◆ Task objective
Extract the full listing verbatim and drop any pictures from your copy.

◆ Data block
· · · · ·

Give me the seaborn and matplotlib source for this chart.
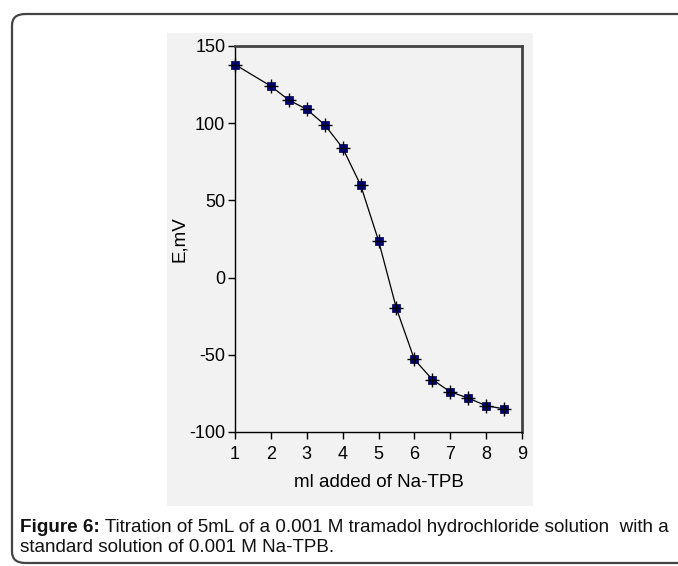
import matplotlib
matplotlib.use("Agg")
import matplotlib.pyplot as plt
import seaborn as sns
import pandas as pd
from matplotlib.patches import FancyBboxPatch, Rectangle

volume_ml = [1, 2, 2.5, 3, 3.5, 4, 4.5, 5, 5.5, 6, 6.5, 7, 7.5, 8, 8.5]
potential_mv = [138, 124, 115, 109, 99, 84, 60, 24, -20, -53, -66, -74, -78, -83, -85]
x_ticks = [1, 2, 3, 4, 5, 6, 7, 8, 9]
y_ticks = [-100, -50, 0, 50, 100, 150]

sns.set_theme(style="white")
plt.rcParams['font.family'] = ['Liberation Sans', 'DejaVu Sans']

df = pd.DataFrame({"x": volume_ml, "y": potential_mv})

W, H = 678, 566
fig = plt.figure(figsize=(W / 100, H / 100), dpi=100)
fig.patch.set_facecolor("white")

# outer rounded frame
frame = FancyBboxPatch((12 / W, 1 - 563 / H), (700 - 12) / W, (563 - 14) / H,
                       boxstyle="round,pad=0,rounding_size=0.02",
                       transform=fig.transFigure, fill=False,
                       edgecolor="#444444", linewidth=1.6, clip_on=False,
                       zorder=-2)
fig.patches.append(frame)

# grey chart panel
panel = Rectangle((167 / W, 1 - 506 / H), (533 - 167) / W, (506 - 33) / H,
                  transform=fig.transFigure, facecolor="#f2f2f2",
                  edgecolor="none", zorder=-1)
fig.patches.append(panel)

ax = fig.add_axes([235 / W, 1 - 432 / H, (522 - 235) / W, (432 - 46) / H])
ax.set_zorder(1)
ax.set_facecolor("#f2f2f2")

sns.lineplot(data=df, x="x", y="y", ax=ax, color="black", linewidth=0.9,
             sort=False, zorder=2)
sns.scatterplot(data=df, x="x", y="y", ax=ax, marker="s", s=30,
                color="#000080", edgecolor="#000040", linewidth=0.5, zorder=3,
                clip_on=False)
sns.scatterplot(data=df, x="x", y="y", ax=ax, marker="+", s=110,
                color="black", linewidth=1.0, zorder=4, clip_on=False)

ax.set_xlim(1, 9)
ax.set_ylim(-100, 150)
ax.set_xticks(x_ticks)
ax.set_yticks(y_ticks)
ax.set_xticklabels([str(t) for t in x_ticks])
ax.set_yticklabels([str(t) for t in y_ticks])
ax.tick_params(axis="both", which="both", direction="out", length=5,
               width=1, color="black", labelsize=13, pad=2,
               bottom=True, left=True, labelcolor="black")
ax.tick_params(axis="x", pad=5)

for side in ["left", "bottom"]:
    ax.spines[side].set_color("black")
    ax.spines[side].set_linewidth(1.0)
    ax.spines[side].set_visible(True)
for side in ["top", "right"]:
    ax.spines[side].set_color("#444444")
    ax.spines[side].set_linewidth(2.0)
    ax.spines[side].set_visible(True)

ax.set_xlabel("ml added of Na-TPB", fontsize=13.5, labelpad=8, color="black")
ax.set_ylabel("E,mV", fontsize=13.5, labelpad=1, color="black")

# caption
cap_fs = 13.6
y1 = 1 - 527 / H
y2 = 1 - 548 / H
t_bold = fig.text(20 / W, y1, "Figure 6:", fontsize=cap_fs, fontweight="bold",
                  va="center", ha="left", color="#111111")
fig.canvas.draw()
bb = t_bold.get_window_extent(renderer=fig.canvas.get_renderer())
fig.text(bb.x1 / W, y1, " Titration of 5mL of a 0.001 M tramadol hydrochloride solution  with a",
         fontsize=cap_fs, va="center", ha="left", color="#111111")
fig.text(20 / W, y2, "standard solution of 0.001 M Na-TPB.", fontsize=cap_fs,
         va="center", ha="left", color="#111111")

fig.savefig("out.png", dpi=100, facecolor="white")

· · · · ·

◆ Written reply
Give me the seaborn and matplotlib source for this chart.
import matplotlib
matplotlib.use("Agg")
import matplotlib.pyplot as plt
import seaborn as sns
import pandas as pd
from matplotlib.patches import FancyBboxPatch, Rectangle

volume_ml = [1, 2, 2.5, 3, 3.5, 4, 4.5, 5, 5.5, 6, 6.5, 7, 7.5, 8, 8.5]
potential_mv = [138, 124, 115, 109, 99, 84, 60, 24, -20, -53, -66, -74, -78, -83, -85]
x_ticks = [1, 2, 3, 4, 5, 6, 7, 8, 9]
y_ticks = [-100, -50, 0, 50, 100, 150]

sns.set_theme(style="white")
plt.rcParams['font.family'] = ['Liberation Sans', 'DejaVu Sans']

df = pd.DataFrame({"x": volume_ml, "y": potential_mv})

W, H = 678, 566
fig = plt.figure(figsize=(W / 100, H / 100), dpi=100)
fig.patch.set_facecolor("white")

# outer rounded frame
frame = FancyBboxPatch((12 / W, 1 - 563 / H), (700 - 12) / W, (563 - 14) / H,
                       boxstyle="round,pad=0,rounding_size=0.02",
                       transform=fig.transFigure, fill=False,
                       edgecolor="#444444", linewidth=1.6, clip_on=False,
                       zorder=-2)
fig.patches.append(frame)

# grey chart panel
panel = Rectangle((167 / W, 1 - 506 / H), (533 - 167) / W, (506 - 33) / H,
                  transform=fig.transFigure, facecolor="#f2f2f2",
                  edgecolor="none", zorder=-1)
fig.patches.append(panel)

ax = fig.add_axes([235 / W, 1 - 432 / H, (522 - 235) / W, (432 - 46) / H])
ax.set_zorder(1)
ax.set_facecolor("#f2f2f2")

sns.lineplot(data=df, x="x", y="y", ax=ax, color="black", linewidth=0.9,
             sort=False, zorder=2)
sns.scatterplot(data=df, x="x", y="y", ax=ax, marker="s", s=30,
                color="#000080", edgecolor="#000040", linewidth=0.5, zorder=3,
                clip_on=False)
sns.scatterplot(data=df, x="x", y="y", ax=ax, marker="+", s=110,
                color="black", linewidth=1.0, zorder=4, clip_on=False)

ax.set_xlim(1, 9)
ax.set_ylim(-100, 150)
ax.set_xticks(x_ticks)
ax.set_yticks(y_ticks)
ax.set_xticklabels([str(t) for t in x_ticks])
ax.set_yticklabels([str(t) for t in y_ticks])
ax.tick_params(axis="both", which="both", direction="out", length=5,
               width=1, color="black", labelsize=13, pad=2,
               bottom=True, left=True, labelcolor="black")
ax.tick_params(axis="x", pad=5)

for side in ["left", "bottom"]:
    ax.spines[side].set_color("black")
    ax.spines[side].set_linewidth(1.0)
    ax.spines[side].set_visible(True)
for side in ["top", "right"]:
    ax.spines[side].set_color("#444444")
    ax.spines[side].set_linewidth(2.0)
    ax.spines[side].set_visible(True)

ax.set_xlabel("ml added of Na-TPB", fontsize=13.5, labelpad=8, color="black")
ax.set_ylabel("E,mV", fontsize=13.5, labelpad=1, color="black")

# caption
cap_fs = 13.6
y1 = 1 - 527 / H
y2 = 1 - 548 / H
t_bold = fig.text(20 / W, y1, "Figure 6:", fontsize=cap_fs, fontweight="bold",
                  va="center", ha="left", color="#111111")
fig.canvas.draw()
bb = t_bold.get_window_extent(renderer=fig.canvas.get_renderer())
fig.text(bb.x1 / W, y1, " Titration of 5mL of a 0.001 M tramadol hydrochloride solution  with a",
         fontsize=cap_fs, va="center", ha="left", color="#111111")
fig.text(20 / W, y2, "standard solution of 0.001 M Na-TPB.", fontsize=cap_fs,
         va="center", ha="left", color="#111111")

fig.savefig("out.png", dpi=100, facecolor="white")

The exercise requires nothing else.